Chinese spy apprehended after stealing U.S. trade secrets pleaded guilty to economic espionage

Chinese nationalist Xiang Haitao was arrested fleeing the country with U.S. economic trade secrets and pleaded guilty Thursday to conspiracy to commit economic espionage.

“Mr. Xiang used his insider status at a major international company to steal valuable trade secrets for use in his native China,” said U.S. Attorney Sayler Fleming for the Eastern District of Missouri.

44-year-old Xiang was employed at Monsanto, an agrochemical and agricultural biotechnology corporation based in Missouri, where Xiang also resided. He was employed by the company and its subsidiary from 2008-2017. Despite being bound by confidentiality agreements, he allegedly conspired to steal the company’s intellectual property for the Chinese government.

Xiang booked a one-way flight to China the day after parting ways with the agricultural giant. Prior to his flight, his luggage was searched, but authorities did not discover until later that his electronic devices contained copies of Monsanto’s Nutrient Optimizer.

“Despite Xiang’s agreements to protect Monsanto’s intellectual property and repeated training on his obligations to do so, Xiang has now admitted that he stole a trade secret from Monsanto, transferred it to a memory card and attempted to take it to the People’s Republic of China for the benefit of Chinese government,” said Assistant Attorney General Matthew G. Olsen of the Justice Department’s National Security Division. 

“With his guilty plea, Xiang is now being held accountable for this unlawful conduct,” he continued. 

“We cannot allow U.S. citizens or foreign nationals to hand sensitive business information over to competitors in other countries, and we will continue our vigorous criminal enforcement of economic espionage and trade secret laws. These crimes present a danger to the U.S. economy and jeopardize our nation’s leadership in innovation and our national security,” Fleming emphasized.

After departing the U.S., Xiang worked for the Chinese Academy of Science’s Institute of Soil Science and was not arrested until he decided to return to the United States.

Xiang is to be sentenced on April 7. He faces a maximum penalty of 15 years in prison and a potential fine of up to $5m.

“The American worker suffers when adversaries, like the Government of China, steal technology to grow their economies,” said Assistant Director Alan E. Kohler Jr. of the FBI’s Counterintelligence Division. 

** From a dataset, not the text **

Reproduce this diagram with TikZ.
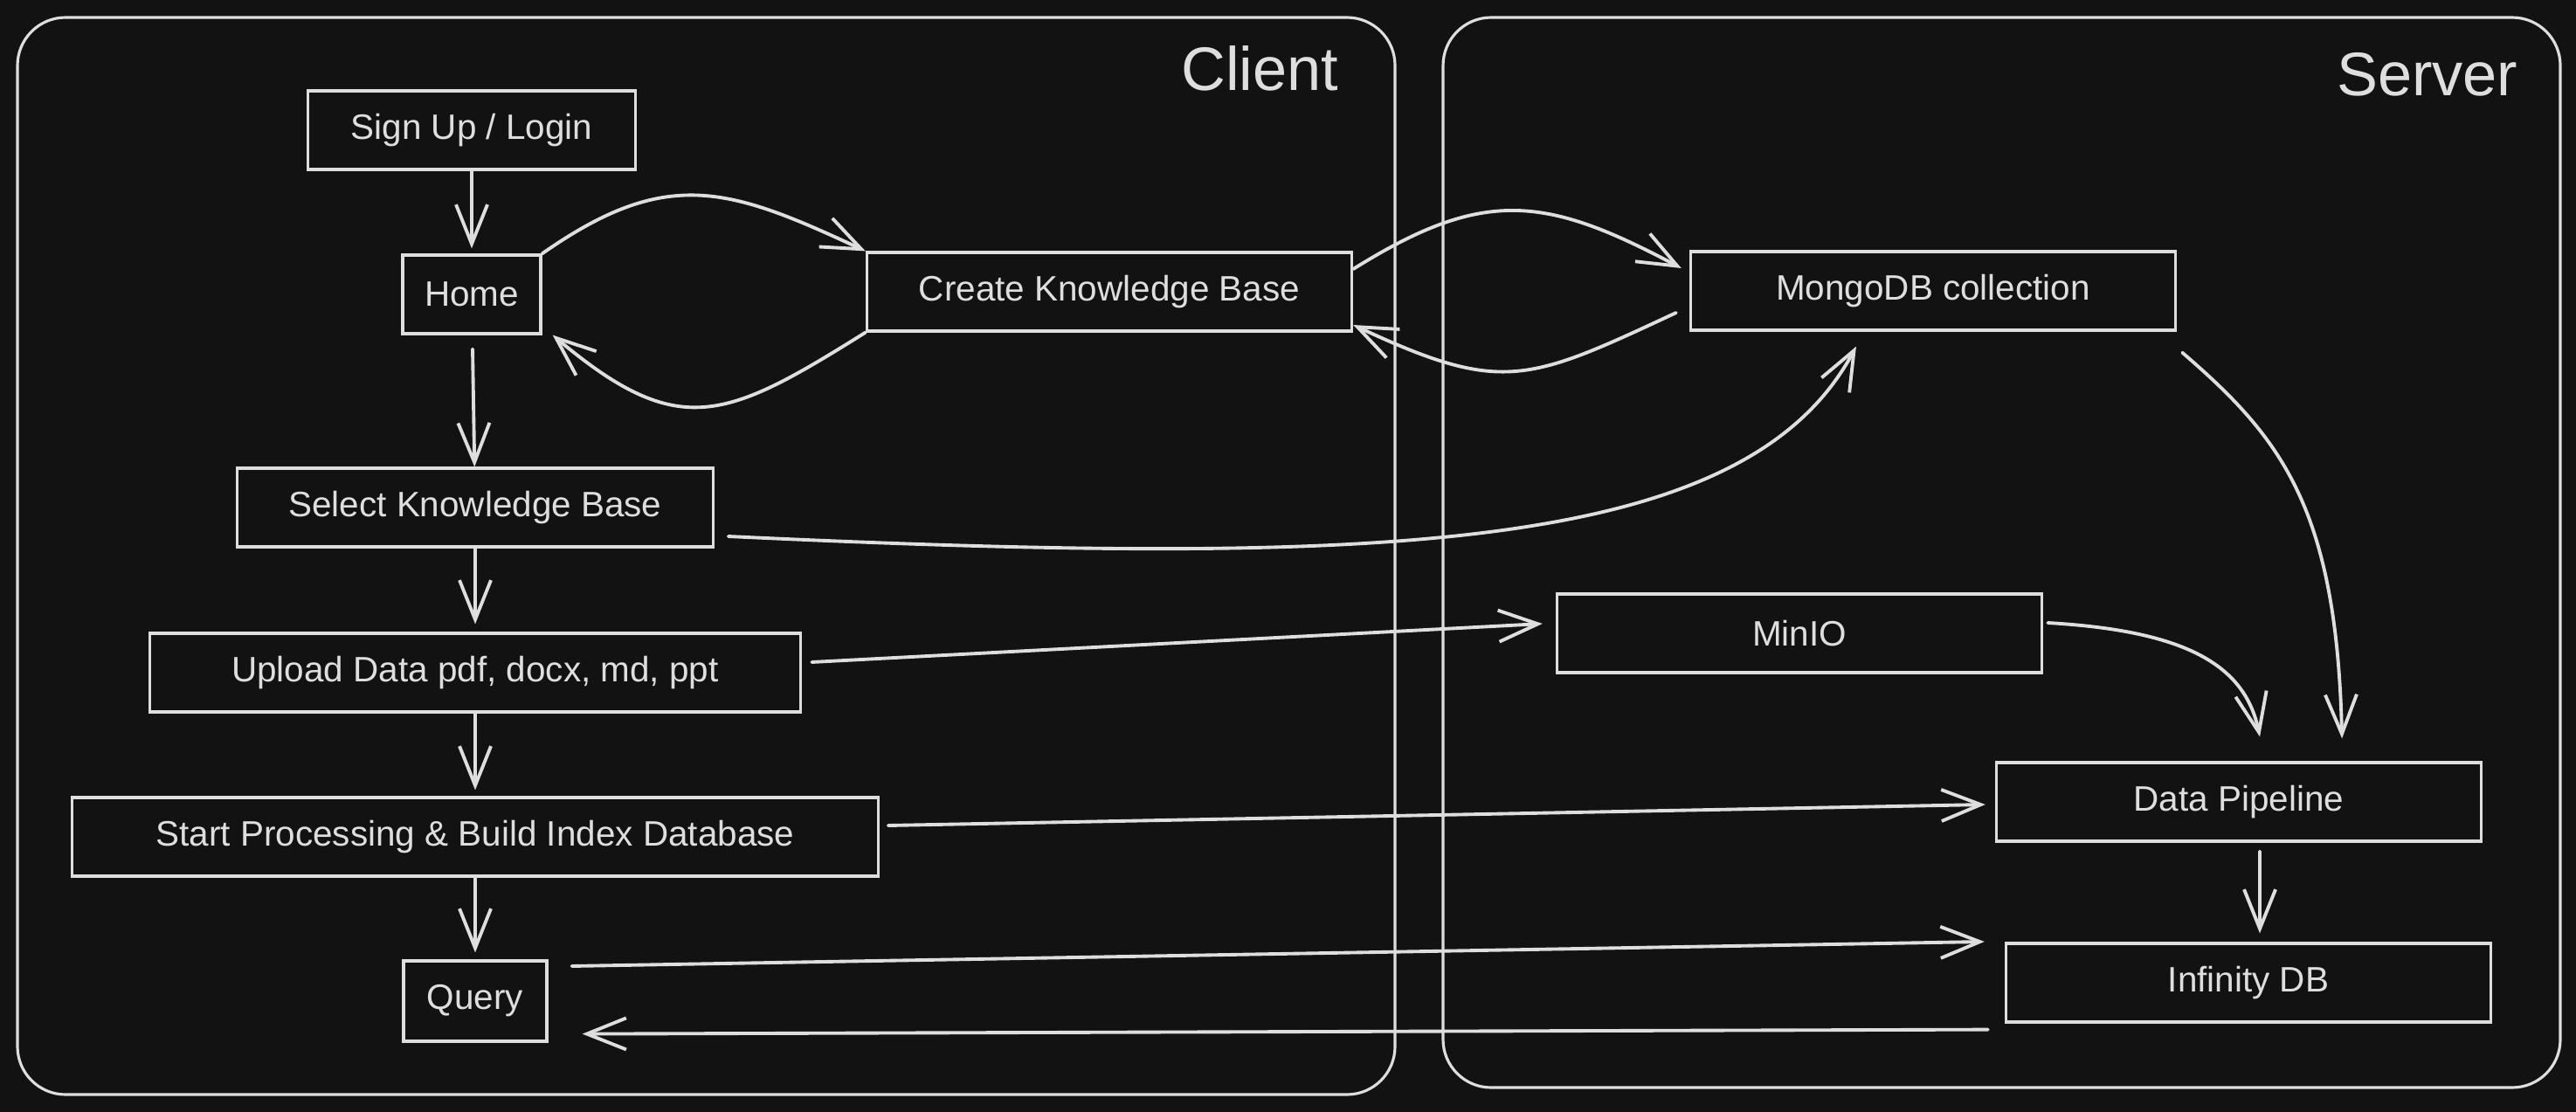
\documentclass[tikz,border=0pt]{standalone}
\usepackage{fontspec}
\setmainfont{Liberation Sans}
\usepackage{xcolor}
\usepackage{tikz}
\usetikzlibrary{arrows.meta,positioning,calc}
\definecolor{boardbg}{RGB}{18,18,18}
\definecolor{chalk}{RGB}{222,222,222}

\begin{document}
\begin{tikzpicture}[
    x=0.01cm, y=-0.01cm,
    font=\fontsize{11.5}{14}\selectfont,
    box/.style={rectangle, draw=chalk, line width=0.9pt, fill=boardbg, text=chalk, inner sep=0pt, minimum height=0.9cm},
    panel/.style={draw=chalk, line width=0.9pt, rounded corners=0.55cm},
    paneltitle/.style={text=chalk, font=\fontsize{20}{24}\selectfont, inner sep=0pt},
    arrow/.style={->, >={Straight Barb[length=4.5mm,width=3.6mm]}, draw=chalk, line width=1.1pt, line cap=round}
]
    \fill[boardbg] (0,0) rectangle (2949,1273);
    \useasboundingbox (0,0) rectangle (2949,1273);

    % --- Left: Client ---
    \draw[panel] (20,20) rectangle (1597,1253);
    \node[paneltitle, anchor=base east] (clienttitle) at (1533,104) {Client};

    \node[box, minimum width=3.74cm] (signup) at (540,149) {Sign Up / Login};
    \node[box, minimum width=1.58cm] (home) at (540,337) {Home};
    \node[box, minimum width=5.55cm] (createkb) at (1270,334) {Create Knowledge Base};
    \node[box, minimum width=5.44cm] (selectkb) at (544,581) {Select Knowledge Base};
    \node[box, minimum width=7.45cm] (upload) at (544,770) {Upload Data pdf, docx, md, ppt};
    \node[box, minimum width=9.22cm] (startproc) at (544,958) {Start Processing \& Build Index Database};
    \node[box, minimum width=1.64cm, minimum height=0.92cm] (query) at (544,1146) {Query};

    % --- Right: Server ---
    \draw[panel] (1652,20) rectangle (2931,1245);
    \node[paneltitle, anchor=base east] (servertitle) at (2883,110) {Server};

    \node[box, minimum width=5.55cm] (mongo) at (2213,333) {MongoDB collection};
    \node[box, minimum width=5.55cm] (minio) at (2060,725) {MinIO};
    \node[box, minimum width=5.55cm] (pipeline) at (2563,918) {Data Pipeline};
    \node[box, minimum width=5.55cm] (infinity) at (2574,1125) {Infinity DB};

    % Client flow
    \draw[arrow, shorten >=0.06cm] (signup) -- (home);
    \draw[arrow, shorten <=0.16cm] (home) -- (selectkb);
    \draw[arrow, shorten >=0.09cm] (selectkb) -- (upload);
    \draw[arrow, shorten >=0.07cm] (upload) -- (startproc);
    \draw[arrow, shorten >=0.08cm] (startproc) -- (query);

    \draw[arrow] (home.north east) to[out=35, in=155, looseness=1.2] (createkb.north west);
    \draw[arrow] (createkb.south west) to[out=-148, in=-40, looseness=1.35] ([xshift=0.12cm]home.south east);

    % Client to server
    \draw[arrow] ([yshift=0.26cm]createkb.east) to[out=32, in=152, looseness=1.2] ([xshift=-0.09cm, yshift=0.26cm]mongo.west);
    \draw[arrow] ([xshift=-0.15cm, yshift=-0.25cm]mongo.west) to[out=-155, in=-25, looseness=1.3] ([yshift=-0.38cm]createkb.east);
    \draw[arrow] ([xshift=0.16cm, yshift=-0.33cm]selectkb.east) .. controls (1600,650) and (2000,630) .. ([xshift=-0.88cm, yshift=-0.17cm]mongo.south);
    \draw[arrow] ([xshift=0.11cm, yshift=0.12cm]upload.east) -- ([xshift=-0.15cm, yshift=0.11cm]minio.west);
    \draw[arrow] ([xshift=0.1cm, yshift=0.13cm]startproc.east) -- ([xshift=-0.11cm, yshift=-0.03cm]pipeline.west);
    \draw[arrow] ([xshift=0.27cm, yshift=0.4cm]query.east) -- ([xshift=-0.23cm, yshift=0.47cm]infinity.west);
    \draw[arrow] ([xshift=-0.19cm, yshift=-0.07cm]infinity.south west) -- ([xshift=0.39cm, yshift=0.1cm]query.south east);

    % Server flow
    \draw[arrow] ([xshift=0.06cm, yshift=-0.24cm]mongo.south east) .. controls (2610,500) and (2675,580) .. ([xshift=1.18cm, yshift=0.26cm]pipeline.north);
    \draw[arrow] ([xshift=0.05cm, yshift=0.12cm]minio.east) .. controls (2500,722) and (2570,760) .. ([xshift=0.24cm, yshift=0.28cm]pipeline.north);
    \draw[arrow] ([xshift=0.24cm, yshift=-0.1cm]pipeline.south) -- ([xshift=0.13cm, yshift=0.1cm]infinity.north);

\end{tikzpicture}
\end{document}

“It’s not just military technology developed in secret labs that adversaries want; in this case, it was agricultural technology used by American farmers to improve crop yields. The FBI will continue investigating the theft of technology from American companies because economic security is national security.”

In 2019 when Xiang was apprehended, the Chinese foreign ministry spoke out in opposition to the United States’ handling of the case. 

“We resolutely oppose the US side’s attempts to use the case, which we regard as an ordinary, isolated incident, to hype up claims of China’s organised and systematic attempts to steal intellectual property from the US,” spokesman Geng Shuang said at the time.